A few hours ago, I stood outside of the man’s front door and visualized him sleeping lazily as drool dribbled down his cheek. He had been dead set on taking several long drags of a cigarette right before he shuffled to bed, despite the pack that he had finished smoking two hours earlier. 66-years old, divorced, beat his wife to a pulp in 2023, and a chronic smoker since age 13—like all of the others, this was an easy one to assign.
I wait in anticipation, staring intensely at the computer monitor. Only about thirty people’s blood bars have turned from red to purple. A perfectly healthy person’s bar is red—the color that I dread seeing. Someone with disease or a serious illness has a purple bar.
Among the people whose bars have turned purple are a 46-year-old anorexic woman and a 52-year-old thin, meditative man—both of which I had to outright inject last night under the guise of a bee sting since neither of them would drink anything.
In a matter of a few seconds, another set of 100 bars flash purple. That’s when I know that I’ve done it. In a matter of days, I’ve tracked and assigned to a record amount of people. I’m following in my father’s footsteps as expected–I was taught by the best.

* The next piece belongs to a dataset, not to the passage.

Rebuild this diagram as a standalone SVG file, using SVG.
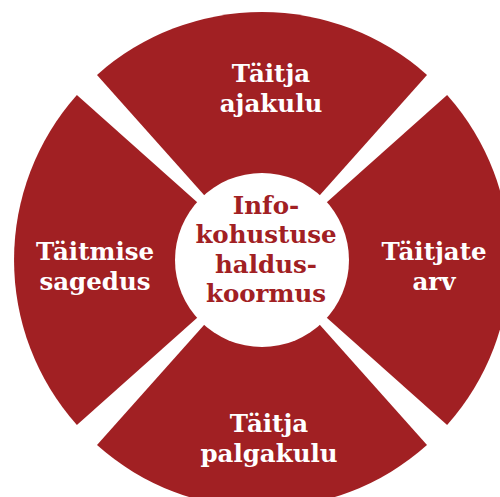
<svg xmlns="http://www.w3.org/2000/svg" width="500" height="497" viewBox="0 0 500 497">
<style>
.sec{fill:#A12023}
.lbl{font-family:"DejaVu Serif","Liberation Serif",serif;font-weight:bold;font-size:24.5px;fill:#ffffff;text-anchor:middle}
.ctr{font-family:"DejaVu Serif","Liberation Serif",serif;font-weight:bold;font-size:24.5px;fill:#A12023;text-anchor:middle}
</style>
<rect width="500" height="497" fill="#ffffff"/>
<g id="top">
<path class="sec" d="M262,260 L97,74.9 A248,248 0 0 1 427,74.9 Z"/>
<text class="lbl" x="271" y="82">Täitja</text>
<text class="lbl" x="271" y="112">ajakulu</text>
</g>
<g id="right">
<path class="sec" d="M262,260 L447.1,95 A248,248 0 0 1 447.1,425 Z"/>
<text class="lbl" x="434" y="260">Täitjate</text>
<text class="lbl" x="434" y="290">arv</text>
</g>
<g id="bottom">
<path class="sec" d="M262,260 L427,445.1 A248,248 0 0 1 97,445.1 Z"/>
<text class="lbl" x="269" y="432">Täitja</text>
<text class="lbl" x="269" y="462">palgakulu</text>
</g>
<g id="left">
<path class="sec" d="M262,260 L76.9,425 A248,248 0 0 1 76.9,95 Z"/>
<text class="lbl" x="95" y="260">Täitmise</text>
<text class="lbl" x="95" y="290">sagedus</text>
</g>
<g id="center">
<circle cx="262" cy="260" r="87" fill="#ffffff"/>
<text class="ctr" x="266" y="214">Info-</text>
<text class="ctr" x="266" y="243">kohustuse</text>
<text class="ctr" x="266" y="273">haldus-</text>
<text class="ctr" x="266" y="302">koormus</text>
</g>
</svg>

Eager to finish for the day, I type an “A” in the white bar above one of the purple bars. A few selections from the drop down menu appear:
I finish typing “ANEURYSM” quickly and fluidly with fingers like spider legs. I take another look at “Mr. Emphysema”’s blood bar—the sole red one left.
“Come on old man. Drink your morning coffee,” I mumble as I reach for the bottle of water on my computer stand. I’m counting on the fact that he won’t wash the coffee pot out first, else he’ll see the watery, purple liquid that I slipped in there while he slept last night.

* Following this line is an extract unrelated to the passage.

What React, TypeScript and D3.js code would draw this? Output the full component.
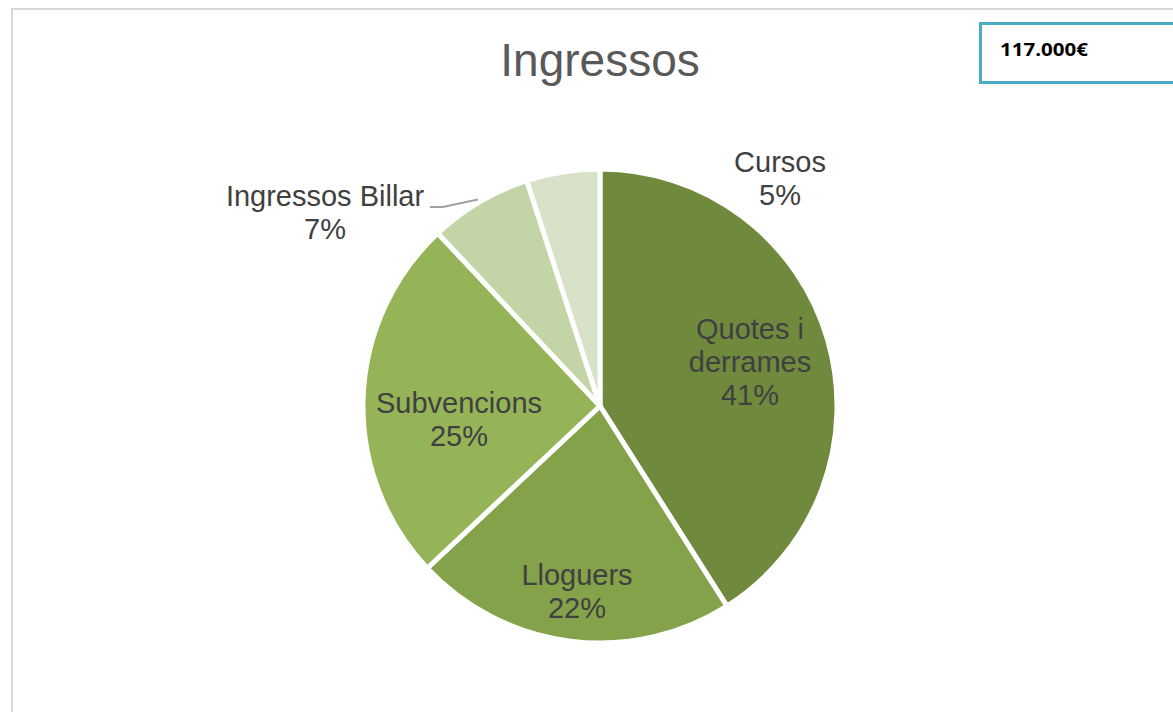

I type in the rest of the diagnoses above my assignments’ purple bars: “ANNOREXIA,” “HEART ATTACK,” “ASTHMA ATTACK,” before I hear my phone beep. I blink twice to make sure I’m seeing the message correctly: URGENT.
“Not now, Franco. Not now. Just one away from being done for the day,” I say to myself. But the beep continues and lingers in the air to make sure I can’t ignore it.
If today were Monday—any Monday—Franco’s message wouldn’t have at all alarmed me. But today is Thursday, and much too far away from Monday for Franco to have made a mistake. I am being called in on a special assignment—an honor, particularly since they are usually high-powered people—but they are also an indication that something is seriously wrong, or has the potential of going that route.
Frustrated, I grab my cell phone and head for the door. I glance back at the computer monitor one last time. The last red bar turns purple. I hurry to the computer and type in “EMPHASEMA” above remaining purple bar. I’m finished for the day. The liquid transmitter has entered his body. I watch as a green checkmark appears next to the diagnosis.
“Sweet,” I whisper to no one in particular. I start for the door again with a proud smirk. With any luck, “Mr. Emphysema” and the 139 other assignments for that week should be dead any day now.